Socialization is another critical factor in understanding how corruption becomes institutionalized. To survive, newcomers must be initiated into the organization's corrupt systems. "You cannot coerce corruption in an organization because people will rebel," Ashforth says. Instead, organizations subtly socialize newcomers by rewarding attitude change toward unethical behaviors, gradually introducing corrupt activity, and creating situations where individuals feel they must compromise their values to solve problems. The key is to convince the newcomer that she or he has a choice all along when in fact, they really don't.

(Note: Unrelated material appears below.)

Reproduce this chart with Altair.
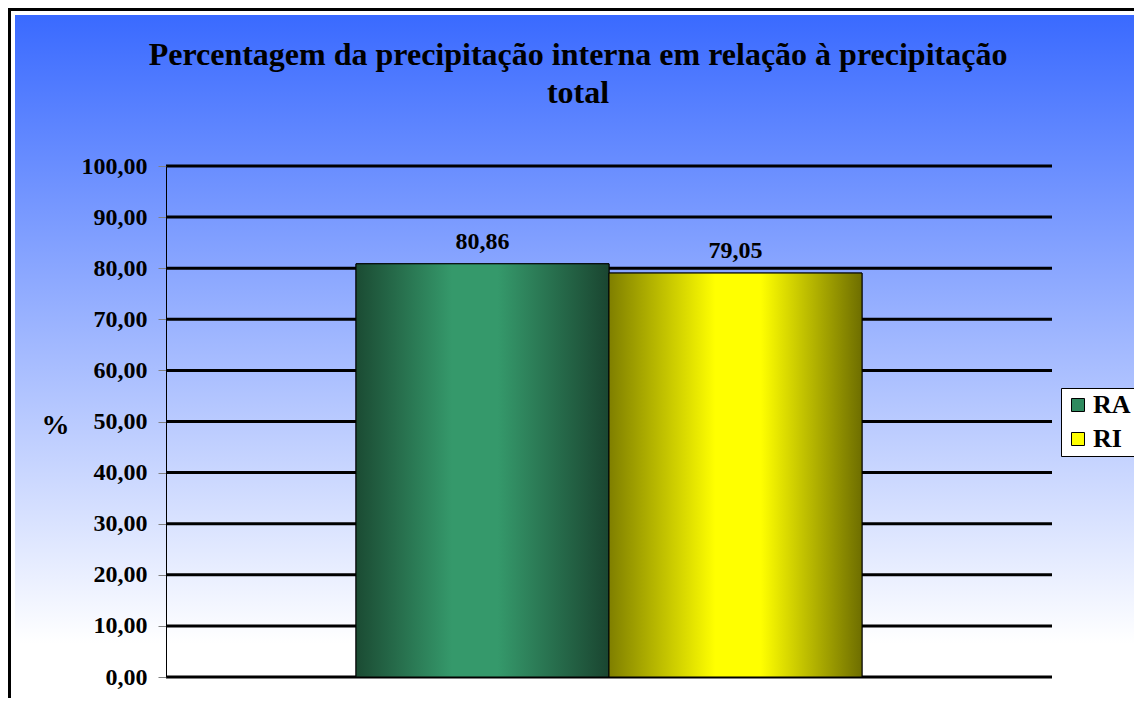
import altair as alt
import pandas as pd

# ---- data ----
series = ["RA", "RI"]
values = [80.86, 79.05]
y_ticks = [0, 10, 20, 30, 40, 50, 60, 70, 80, 90, 100]
title_lines = ["Percentagem da precipitação interna  em relação à precipitação", "total"]
legend_colors = ["#2F8A5E", "#FFFF00"]

df = pd.DataFrame({"series": series, "value": values})
grid_df = pd.DataFrame({"tick": y_ticks})
deco_df = pd.DataFrame({"d": [0]})

FONT = "Liberation Serif"
W, H = 886, 511

def grad_h(stops):
    return {"gradient": "linear", "x1": 0, "x2": 1, "y1": 0, "y2": 0,
            "stops": [{"offset": o, "color": c} for o, c in stops]}

ra_grad = grad_h([(0, "#1B4B33"), (0.38, "#35996B"), (0.56, "#35996B"), (1, "#1A4530")])
ri_grad = grad_h([(0, "#7F7F00"), (0.42, "#FFFF00"), (0.6, "#FFFF00"), (1, "#6E6E00")])
bg_grad = {"gradient": "linear", "x1": 0, "x2": 0, "y1": 0, "y2": 1,
           "stops": [{"offset": 0, "color": "#3A6AFF"},
                     {"offset": 0.9, "color": "#FFFFFF"},
                     {"offset": 1, "color": "#FFFFFF"}]}

x_enc = alt.X("series:N", scale=alt.Scale(domain=series, paddingInner=0, paddingOuter=0.751), axis=None)
y_scale = alt.Scale(domain=[0, 100], nice=False, zero=True)
y_axis = alt.Axis(
    values=y_ticks,
    labelExpr="replace(format(datum.value, '.2f'), '.', ',')",
    grid=False, zindex=1,
    labelFont=FONT, labelFontSize=24, labelFontWeight="bold", labelColor="black",
    labelPadding=11, labelBaseline="middle",
    tickColor="#808080", tickSize=8, tickWidth=1,
    domainColor="black", domainWidth=1,
    title="%", titleAngle=0, titleX=-111, titleY=267, titleAlign="center",
    titleBaseline="alphabetic", titleFont=FONT, titleFontSize=28,
    titleFontWeight="bold", titleColor="black",
)

def y_enc(field):
    return alt.Y(f"{field}:Q", scale=y_scale, axis=y_axis)

border = alt.Chart(deco_df).mark_rect(fill="white", stroke="black", strokeWidth=6).encode(
    x=alt.value(-158), x2=alt.value(1000), y=alt.value(-158), y2=alt.value(600)
)
background = alt.Chart(deco_df).mark_rect(fill=bg_grad).encode(
    x=alt.value(-151), x2=alt.value(1000), y=alt.value(-151), y2=alt.value(547)
)
title = alt.Chart(deco_df).mark_text(
    font=FONT, fontSize=32, fontWeight="bold", color="black",
    align="center", baseline="alphabetic", lineHeight=38
).encode(x=alt.value(412), y=alt.value(-101), text=alt.value(title_lines))
grid = alt.Chart(grid_df).mark_rule(color="black", strokeWidth=3).encode(
    y=y_enc("tick"), x=alt.value(0), x2=alt.value(W)
)
legend_bars = alt.Chart(df).mark_bar(stroke="black", strokeWidth=1).encode(
    x=x_enc, y=y_enc("value"),
    color=alt.Color("series:N", scale=alt.Scale(domain=series, range=legend_colors),
                    legend=alt.Legend(title=None, orient="none", legendX=895, legendY=222,
                                      fillColor="white", strokeColor="black", padding=4,
                                      symbolType="square", symbolSize=169,
                                      symbolStrokeColor="black", symbolStrokeWidth=1,
                                      labelFont=FONT, labelFontSize=26, labelFontWeight="bold",
                                      labelColor="black", rowPadding=8, labelOffset=2,
                                      labelLimit=60)),
)
ra_bar = alt.Chart(df).transform_filter(alt.datum.series == "RA").mark_bar(
    fill=ra_grad, stroke="black", strokeWidth=1).encode(x=x_enc, y=y_enc("value"))
ri_bar = alt.Chart(df).transform_filter(alt.datum.series == "RI").mark_bar(
    fill=ri_grad, stroke="black", strokeWidth=1).encode(x=x_enc, y=y_enc("value"))
labels = alt.Chart(df).transform_calculate(
    label="replace(format(datum.value, '.2f'), '.', ',')"
).mark_text(font=FONT, fontSize=24, fontWeight="bold", color="black",
            baseline="alphabetic", dy=-15).encode(
    x=x_enc, y=y_enc("value"), text="label:N"
)

chart = alt.layer(border, background, title, grid, legend_bars, ra_bar, ri_bar, labels).properties(
    width=W, height=H,
    autosize=alt.AutoSizeParams(type="none"),
    padding={"left": 158, "top": 158, "right": 82, "bottom": 21},
).configure(background="white").configure_view(stroke=None)

chart.save("out.html", embed_options={"renderer": "svg", "actions": False})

Often an organization is just too mired in corruption to be helped from within. In those cases, a strong external force -- often a lawsuit or criminal charges -- is needed to bring about change. Organizations can recover and even thrive after a bout of corruption, but it requires that current leadership -- scarred by too many years of rationalizations and excuses -- be replaced with new management that has a clear mandate to clean up the organization and the authority and support needed to get the job done.


I was doing a little math this morning. I read that subprime mortgages made up about 20% of the mortgages. According to 2000 statistics, there were about 106 million households and I rounded that up to 110 million. Dividing 20 percent of those into 700000000000 means those poor people were buying houses valued at over 300 thousand. Talk about your welfare queens and/or those mortgages were sold many times and it will take trillions to balance the books.

Or as one commenter said:
The normalization of white collar crime without punishment is now complete. I have not read of a single instance of any leaders responsible for the largest collapse of financial institutions in recent history being prosecuted for illegal activity. Most are receiving huge payments as they leave their wrecked organizations. The legitimization of cunningly crafted misrepresentation has permeated every sector of government and industry, leaving us a profoundly sick and dysfunctional economy. We will now reap the consequences.

There is no quick structural fix for societal decadence. It will take decades to recover."

1 Comments:

  • At 9:49 AM, Anonymous R J Adams said…

    "....organizations subtly socialize newcomers by rewarding attitude change toward unethical behaviors, gradually introducing corrupt activity, and creating situations where individuals feel they must compromise their values to solve problems.....
    Is that the same as talking a poor man into taking part in a bank robbery?